The second groove is in the same manner as previously described filled with a glass/exposy filler 26 until it is flush with the outer surface.

The same procedure is again employed for the third groove, first laying down one or more carbon fiber layers 27,28 (30°), and the groove being filled with a glass/exposy filler 29.

This procedure can continue as long as necessary, according to the number of grooves cut into the metal. However, it is envisaged that three grooves will be sufficient to provide the required strength.

Lastly hoop layers 30 are wound onto the end coupling to provide additional radial stiffness, in the conventional manner. The layers extend from the cylindrical (pipe)

area till the end of the coupling. The hoop layers are wound over the filler layers in the groove areas, pulling down the helix firmly into the grooves.

Alternatively, hoop layers may be substituted for the filler in the last groove 5.

If so desired, one or more layers of glass cloth (or some similar orthotropic cloth which is not too stiff to conform to the outer contour of the end coupling) can be wrapped around the joint cylinder to protect the carbon against both corrosion and the contact forces against the end coupling.

When the filament winding phase of fabrication is completed the assembly may be placed in a conventional oven and allowed to cure. The composite and joint cylinder may then be removed from the mandrel in the normal fashion.

In fig. 2 is shown a first embodiment of the invention. After the first layers of carbon have been completed, and the first groove filled, a layer 31 of an elastomer material is applied to the outer surface of the carbon and filler. In a preferred embodiment of the invention the elastomer layer is only a thin sheet that extends only partway onto the composite tube and partway into the second groove 3.

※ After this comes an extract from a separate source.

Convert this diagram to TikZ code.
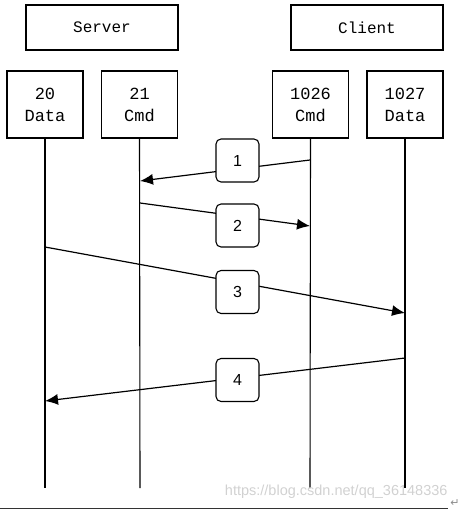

Thereafter the next helical layer (s) 24,25 of carbon fibers is wrapped around the pipe, extending into the end of the second groove.

After the second layer (s) of carbon have been laid down, a second elastomer layer is applied to the outer surface of the carbon and filler. The elastomer extends partway into the second groove 4.

Thereafter the third carbon layer and filler is laid down and hoop layer (s) are wound around the end coupling as earlier described.

In Fig. 3 there is shown an alternate embodiment of the invention, the main difference between this and the Fig. 2 embodiment is that the elastomer layer is located between two carbon layers with different orientation, between 25,26 and 28,29 respectively, .

Because of the elastomer it is preferred to use a self-curing resin instead of using high-temperature curing.